Games and activities of yesteryear to get kids moving and using their imaginations

Salt Art
By using plain table salt and food coloring, you can create colored ‘sand’ for your children to create their own masterpieces with.
Gather beforehand:
Salt – ½ cup for each color you intend to make
Zip-top baggies – one for each color you intend to make
Food coloring
Newspaper – one sheet for each color you intend to make
Empty egg carton
Sturdy white paper or cardstock
White glue
Lipped cookie sheet
Get crafty:
1. Pour ½ cup of salt into a zip-top bag and add several drops of food coloring. Squeeze as much of the air out as you can and close the bag.
2. Knead the bag to mix the color into the salt. If necessary, you can add more food coloring to make the colors brighter.
Color combinations:
3. Pour the salt in a thin layer on the newspaper and let it dry overnight.
4. Repeat steps one through three for each color, giving each batch of sand its own piece of newspaper.
5. When all colors are dry, pour the salt into the compartments of the egg carton.
6. Mix equal parts of glue and water.
7. Use a pencil to draw the design you want on the paper.
8. Use a paintbrush to paint the glue on the areas where you want the first color to stick.
9. Place the paper in the cookie sheet and sprinkle the first color over the areas you painted. 10. Wait a few minutes to allow the salt to stick and pick up the paper and shake off the excess salt into the cookie sheet.

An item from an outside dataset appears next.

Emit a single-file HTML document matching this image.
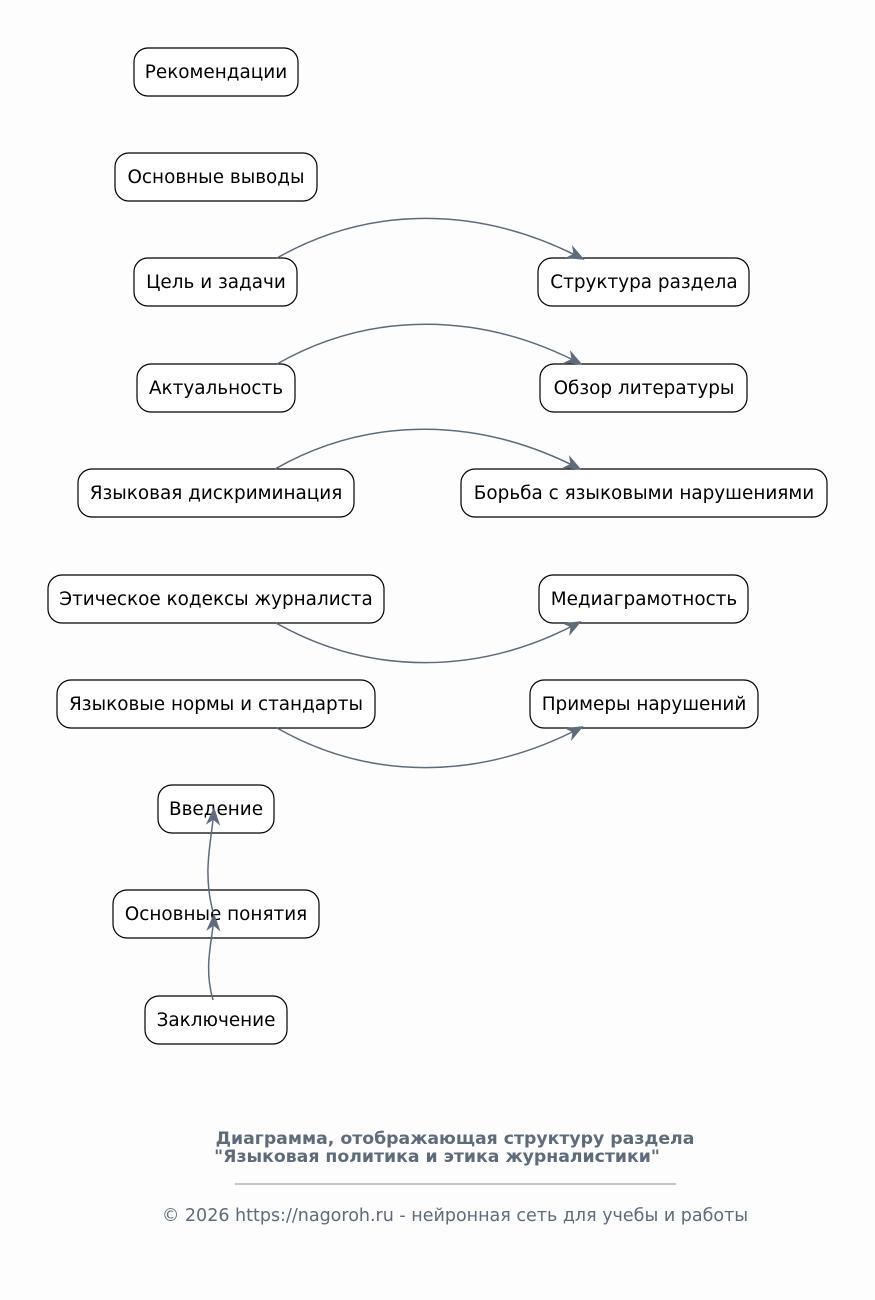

Pour the extra salt back into its container – you can use it again.
11. Repeat steps nine and 10 until you have all of the colors you want in your painting.

Bean bag toss

Enlist your kids to help you decorate a cardboard box, then cut holes in it and have them practice their aim. Vary the sizes of the holes and assign point values to each hole. Tip: if you don’t have bean bags, fill balloons with flour using a funnel.

Scavenger hunt
Hide various items throughout the house or in the yard and give your kids a list of the items (for younger kids) or a list of clues about what the items are and their locations (for older kids). Rather than making it a competition, encourage the kids to work together.

Red Rover
Two groups stand in a line across from each other and hold hands. One tells Red Rover to send someone from the other group over and if that person makes it through the line, the team gets to keep them.

Duck, duck, goose

Whoever is ‘it’ goes around the circle and touches each player’s head while saying “Duck, duck, duck …” until they choose someone to be the goose, then they run around the circle in opposite directions. The player who does not make it into the open spot in the circle is now ‘it.’

Red light, green light
All players begin the game spread out. The person who is ‘it’ says “Green light.” This gives everyone the okay to start moving. When the person who is ‘it’ says “Red light,” everyone must freeze. If anyone doesn’t freeze, they are out. The first person to tag the person who is ‘it’ wins and gets to be ‘it’ for the next game.

Simon says

One person gets to be Simon. Simon gives commands, such as hop up and down, rub your tummy or flap your arms. But Simon is tricky, and sometimes he doesn’t say “Simon says” before telling the players what to do next. If players do something when Simon doesn’t say “Simon Says,” they are out. The last person in gets to be Simon the next time. 

Freeze Tag
The person who is ‘it’ has to tag the other players. Once tagged, the players must remain frozen until another free player unfreezes them. When the person who is ‘it’ has frozen all the other players, the game is over and you can start again.